**INFORMATION PROVIDED:**
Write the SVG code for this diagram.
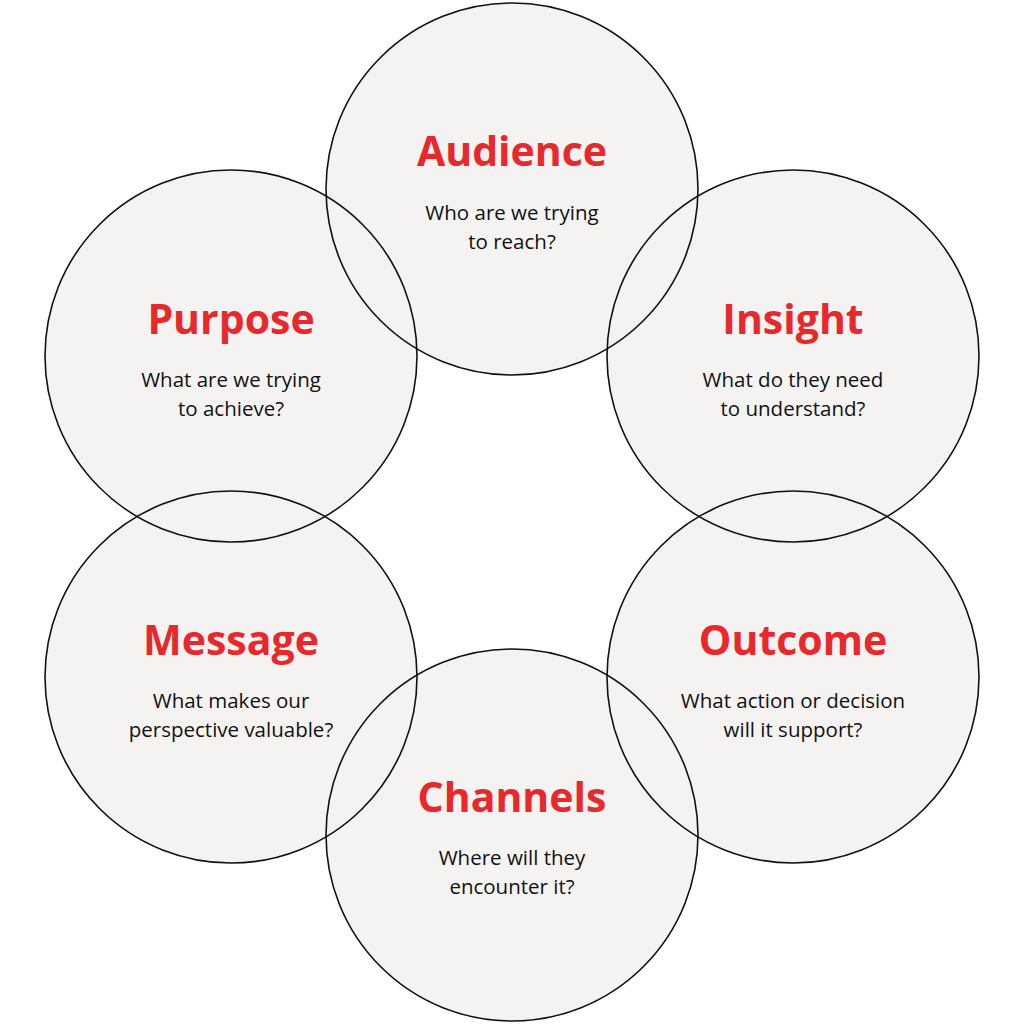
<svg xmlns="http://www.w3.org/2000/svg" width="1024" height="1024" viewBox="0 0 1024 1024">
<style>
.f{fill:#f4f3f2;stroke:none}
.s{fill:none;stroke:#111;stroke-width:1.6}
.t{font-family:"Open Sans","Liberation Sans",sans-serif;font-weight:700;font-size:41px;fill:#e8282b;text-anchor:middle}
.b{font-family:"Open Sans","Liberation Sans",sans-serif;font-size:20.5px;fill:#111;text-anchor:middle}
</style>
<rect width="1024" height="1024" fill="#fff"/>
<g id="fills">
<circle class="f" cx="512" cy="189" r="186"/><circle class="f" cx="231" cy="356" r="186"/><circle class="f" cx="793" cy="356" r="186"/>
<circle class="f" cx="231" cy="677" r="186"/><circle class="f" cx="793" cy="677" r="186"/><circle class="f" cx="512" cy="835" r="186"/>
</g>
<g id="audience"><circle class="s" cx="512" cy="189" r="186"/><text class="t" x="512" y="166">Audience</text><text class="b" x="512" y="220">Who are we trying</text><text class="b" x="512" y="249">to reach?</text></g>
<g id="purpose"><circle class="s" cx="231" cy="356" r="186"/><text class="t" x="231" y="334">Purpose</text><text class="b" x="231" y="387">What are we trying</text><text class="b" x="231" y="416">to achieve?</text></g>
<g id="insight"><circle class="s" cx="793" cy="356" r="186"/><text class="t" x="793" y="334">Insight</text><text class="b" x="793" y="387">What do they need</text><text class="b" x="793" y="416">to understand?</text></g>
<g id="message"><circle class="s" cx="231" cy="677" r="186"/><text class="t" x="231" y="655">Message</text><text class="b" x="231" y="708">What makes our</text><text class="b" x="231" y="737">perspective valuable?</text></g>
<g id="outcome"><circle class="s" cx="793" cy="677" r="186"/><text class="t" x="793" y="655">Outcome</text><text class="b" x="793" y="708">What action or decision</text><text class="b" x="793" y="737">will it support?</text></g>
<g id="channels"><circle class="s" cx="512" cy="835" r="186"/><text class="t" x="512" y="812">Channels</text><text class="b" x="512" y="865">Where will they</text><text class="b" x="512" y="894">encounter it?</text></g>
<g id="connectors"/>
</svg>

**SET PROBLEM:** Pictures are to be left out; repeat all the remaining data exactly.

**SOLVED EXERCISE:**
Write the SVG code for this diagram.
<svg xmlns="http://www.w3.org/2000/svg" width="1024" height="1024" viewBox="0 0 1024 1024">
<style>
.f{fill:#f4f3f2;stroke:none}
.s{fill:none;stroke:#111;stroke-width:1.6}
.t{font-family:"Open Sans","Liberation Sans",sans-serif;font-weight:700;font-size:41px;fill:#e8282b;text-anchor:middle}
.b{font-family:"Open Sans","Liberation Sans",sans-serif;font-size:20.5px;fill:#111;text-anchor:middle}
</style>
<rect width="1024" height="1024" fill="#fff"/>
<g id="fills">
<circle class="f" cx="512" cy="189" r="186"/><circle class="f" cx="231" cy="356" r="186"/><circle class="f" cx="793" cy="356" r="186"/>
<circle class="f" cx="231" cy="677" r="186"/><circle class="f" cx="793" cy="677" r="186"/><circle class="f" cx="512" cy="835" r="186"/>
</g>
<g id="audience"><circle class="s" cx="512" cy="189" r="186"/><text class="t" x="512" y="166">Audience</text><text class="b" x="512" y="220">Who are we trying</text><text class="b" x="512" y="249">to reach?</text></g>
<g id="purpose"><circle class="s" cx="231" cy="356" r="186"/><text class="t" x="231" y="334">Purpose</text><text class="b" x="231" y="387">What are we trying</text><text class="b" x="231" y="416">to achieve?</text></g>
<g id="insight"><circle class="s" cx="793" cy="356" r="186"/><text class="t" x="793" y="334">Insight</text><text class="b" x="793" y="387">What do they need</text><text class="b" x="793" y="416">to understand?</text></g>
<g id="message"><circle class="s" cx="231" cy="677" r="186"/><text class="t" x="231" y="655">Message</text><text class="b" x="231" y="708">What makes our</text><text class="b" x="231" y="737">perspective valuable?</text></g>
<g id="outcome"><circle class="s" cx="793" cy="677" r="186"/><text class="t" x="793" y="655">Outcome</text><text class="b" x="793" y="708">What action or decision</text><text class="b" x="793" y="737">will it support?</text></g>
<g id="channels"><circle class="s" cx="512" cy="835" r="186"/><text class="t" x="512" y="812">Channels</text><text class="b" x="512" y="865">Where will they</text><text class="b" x="512" y="894">encounter it?</text></g>
<g id="connectors"/>
</svg>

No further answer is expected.